Problem description: Copy out the data exactly, leaving the pictures behind.

Material provided:
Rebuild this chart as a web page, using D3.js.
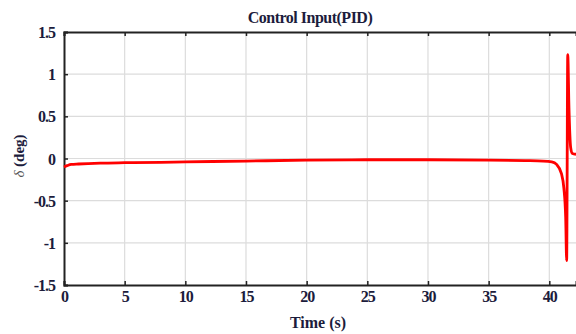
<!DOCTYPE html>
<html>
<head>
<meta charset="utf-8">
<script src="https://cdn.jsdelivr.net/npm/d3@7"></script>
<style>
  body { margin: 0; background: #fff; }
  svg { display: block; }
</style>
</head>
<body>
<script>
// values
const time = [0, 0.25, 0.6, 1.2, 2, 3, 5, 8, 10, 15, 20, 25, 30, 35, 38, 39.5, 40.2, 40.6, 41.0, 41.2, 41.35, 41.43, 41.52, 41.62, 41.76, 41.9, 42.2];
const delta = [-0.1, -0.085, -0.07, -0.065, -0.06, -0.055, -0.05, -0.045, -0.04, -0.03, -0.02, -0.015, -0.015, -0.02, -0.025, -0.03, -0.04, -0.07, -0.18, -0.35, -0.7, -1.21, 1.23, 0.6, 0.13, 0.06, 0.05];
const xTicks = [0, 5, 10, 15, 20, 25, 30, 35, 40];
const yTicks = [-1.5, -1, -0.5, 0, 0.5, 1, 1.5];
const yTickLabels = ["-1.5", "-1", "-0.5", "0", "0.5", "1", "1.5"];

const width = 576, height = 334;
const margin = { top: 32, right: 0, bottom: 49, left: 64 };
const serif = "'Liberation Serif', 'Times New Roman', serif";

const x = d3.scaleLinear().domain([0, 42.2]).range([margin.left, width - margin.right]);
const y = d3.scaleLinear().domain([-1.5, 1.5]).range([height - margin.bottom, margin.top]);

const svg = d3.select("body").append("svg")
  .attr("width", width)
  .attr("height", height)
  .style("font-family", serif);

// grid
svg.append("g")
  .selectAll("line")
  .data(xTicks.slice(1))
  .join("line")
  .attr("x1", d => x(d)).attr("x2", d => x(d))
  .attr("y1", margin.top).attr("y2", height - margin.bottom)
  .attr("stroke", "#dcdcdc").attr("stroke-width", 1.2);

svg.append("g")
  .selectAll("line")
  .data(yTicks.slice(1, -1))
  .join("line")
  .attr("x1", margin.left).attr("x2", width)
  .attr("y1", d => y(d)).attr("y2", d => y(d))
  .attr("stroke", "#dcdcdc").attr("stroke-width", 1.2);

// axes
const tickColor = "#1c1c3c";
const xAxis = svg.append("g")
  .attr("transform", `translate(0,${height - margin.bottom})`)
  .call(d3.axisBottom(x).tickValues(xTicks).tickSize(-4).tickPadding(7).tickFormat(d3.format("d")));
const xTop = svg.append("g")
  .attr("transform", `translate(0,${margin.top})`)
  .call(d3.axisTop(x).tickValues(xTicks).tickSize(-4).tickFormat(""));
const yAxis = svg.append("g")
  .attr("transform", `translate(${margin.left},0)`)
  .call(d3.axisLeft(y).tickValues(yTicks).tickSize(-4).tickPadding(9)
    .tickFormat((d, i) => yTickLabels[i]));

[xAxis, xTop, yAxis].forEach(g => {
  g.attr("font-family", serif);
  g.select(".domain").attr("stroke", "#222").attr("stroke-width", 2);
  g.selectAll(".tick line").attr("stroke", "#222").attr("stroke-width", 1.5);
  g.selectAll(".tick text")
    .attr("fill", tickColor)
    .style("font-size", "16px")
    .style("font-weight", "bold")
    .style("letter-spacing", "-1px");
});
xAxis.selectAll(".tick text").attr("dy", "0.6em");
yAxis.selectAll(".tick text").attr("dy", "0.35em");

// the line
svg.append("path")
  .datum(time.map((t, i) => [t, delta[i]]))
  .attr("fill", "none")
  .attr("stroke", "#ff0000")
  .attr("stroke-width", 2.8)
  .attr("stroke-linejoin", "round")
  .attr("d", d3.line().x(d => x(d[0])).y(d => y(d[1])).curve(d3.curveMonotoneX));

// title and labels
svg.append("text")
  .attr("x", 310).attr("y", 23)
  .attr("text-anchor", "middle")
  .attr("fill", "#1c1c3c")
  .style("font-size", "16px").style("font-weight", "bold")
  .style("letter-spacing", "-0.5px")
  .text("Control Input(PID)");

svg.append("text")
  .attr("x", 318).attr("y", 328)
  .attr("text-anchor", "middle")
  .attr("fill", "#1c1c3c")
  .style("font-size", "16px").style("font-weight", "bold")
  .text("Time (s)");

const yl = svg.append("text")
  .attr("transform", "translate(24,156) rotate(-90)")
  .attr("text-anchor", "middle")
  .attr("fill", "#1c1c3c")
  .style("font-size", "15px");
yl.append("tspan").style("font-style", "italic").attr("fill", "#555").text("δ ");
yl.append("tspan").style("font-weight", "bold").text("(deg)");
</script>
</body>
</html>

The answer:
Rebuild this chart as a web page, using D3.js.
<!DOCTYPE html>
<html>
<head>
<meta charset="utf-8">
<script src="https://cdn.jsdelivr.net/npm/d3@7"></script>
<style>
  body { margin: 0; background: #fff; }
  svg { display: block; }
</style>
</head>
<body>
<script>
// values
const time = [0, 0.25, 0.6, 1.2, 2, 3, 5, 8, 10, 15, 20, 25, 30, 35, 38, 39.5, 40.2, 40.6, 41.0, 41.2, 41.35, 41.43, 41.52, 41.62, 41.76, 41.9, 42.2];
const delta = [-0.1, -0.085, -0.07, -0.065, -0.06, -0.055, -0.05, -0.045, -0.04, -0.03, -0.02, -0.015, -0.015, -0.02, -0.025, -0.03, -0.04, -0.07, -0.18, -0.35, -0.7, -1.21, 1.23, 0.6, 0.13, 0.06, 0.05];
const xTicks = [0, 5, 10, 15, 20, 25, 30, 35, 40];
const yTicks = [-1.5, -1, -0.5, 0, 0.5, 1, 1.5];
const yTickLabels = ["-1.5", "-1", "-0.5", "0", "0.5", "1", "1.5"];

const width = 576, height = 334;
const margin = { top: 32, right: 0, bottom: 49, left: 64 };
const serif = "'Liberation Serif', 'Times New Roman', serif";

const x = d3.scaleLinear().domain([0, 42.2]).range([margin.left, width - margin.right]);
const y = d3.scaleLinear().domain([-1.5, 1.5]).range([height - margin.bottom, margin.top]);

const svg = d3.select("body").append("svg")
  .attr("width", width)
  .attr("height", height)
  .style("font-family", serif);

// grid
svg.append("g")
  .selectAll("line")
  .data(xTicks.slice(1))
  .join("line")
  .attr("x1", d => x(d)).attr("x2", d => x(d))
  .attr("y1", margin.top).attr("y2", height - margin.bottom)
  .attr("stroke", "#dcdcdc").attr("stroke-width", 1.2);

svg.append("g")
  .selectAll("line")
  .data(yTicks.slice(1, -1))
  .join("line")
  .attr("x1", margin.left).attr("x2", width)
  .attr("y1", d => y(d)).attr("y2", d => y(d))
  .attr("stroke", "#dcdcdc").attr("stroke-width", 1.2);

// axes
const tickColor = "#1c1c3c";
const xAxis = svg.append("g")
  .attr("transform", `translate(0,${height - margin.bottom})`)
  .call(d3.axisBottom(x).tickValues(xTicks).tickSize(-4).tickPadding(7).tickFormat(d3.format("d")));
const xTop = svg.append("g")
  .attr("transform", `translate(0,${margin.top})`)
  .call(d3.axisTop(x).tickValues(xTicks).tickSize(-4).tickFormat(""));
const yAxis = svg.append("g")
  .attr("transform", `translate(${margin.left},0)`)
  .call(d3.axisLeft(y).tickValues(yTicks).tickSize(-4).tickPadding(9)
    .tickFormat((d, i) => yTickLabels[i]));

[xAxis, xTop, yAxis].forEach(g => {
  g.attr("font-family", serif);
  g.select(".domain").attr("stroke", "#222").attr("stroke-width", 2);
  g.selectAll(".tick line").attr("stroke", "#222").attr("stroke-width", 1.5);
  g.selectAll(".tick text")
    .attr("fill", tickColor)
    .style("font-size", "16px")
    .style("font-weight", "bold")
    .style("letter-spacing", "-1px");
});
xAxis.selectAll(".tick text").attr("dy", "0.6em");
yAxis.selectAll(".tick text").attr("dy", "0.35em");

// the line
svg.append("path")
  .datum(time.map((t, i) => [t, delta[i]]))
  .attr("fill", "none")
  .attr("stroke", "#ff0000")
  .attr("stroke-width", 2.8)
  .attr("stroke-linejoin", "round")
  .attr("d", d3.line().x(d => x(d[0])).y(d => y(d[1])).curve(d3.curveMonotoneX));

// title and labels
svg.append("text")
  .attr("x", 310).attr("y", 23)
  .attr("text-anchor", "middle")
  .attr("fill", "#1c1c3c")
  .style("font-size", "16px").style("font-weight", "bold")
  .style("letter-spacing", "-0.5px")
  .text("Control Input(PID)");

svg.append("text")
  .attr("x", 318).attr("y", 328)
  .attr("text-anchor", "middle")
  .attr("fill", "#1c1c3c")
  .style("font-size", "16px").style("font-weight", "bold")
  .text("Time (s)");

const yl = svg.append("text")
  .attr("transform", "translate(24,156) rotate(-90)")
  .attr("text-anchor", "middle")
  .attr("fill", "#1c1c3c")
  .style("font-size", "15px");
yl.append("tspan").style("font-style", "italic").attr("fill", "#555").text("δ ");
yl.append("tspan").style("font-weight", "bold").text("(deg)");
</script>
</body>
</html>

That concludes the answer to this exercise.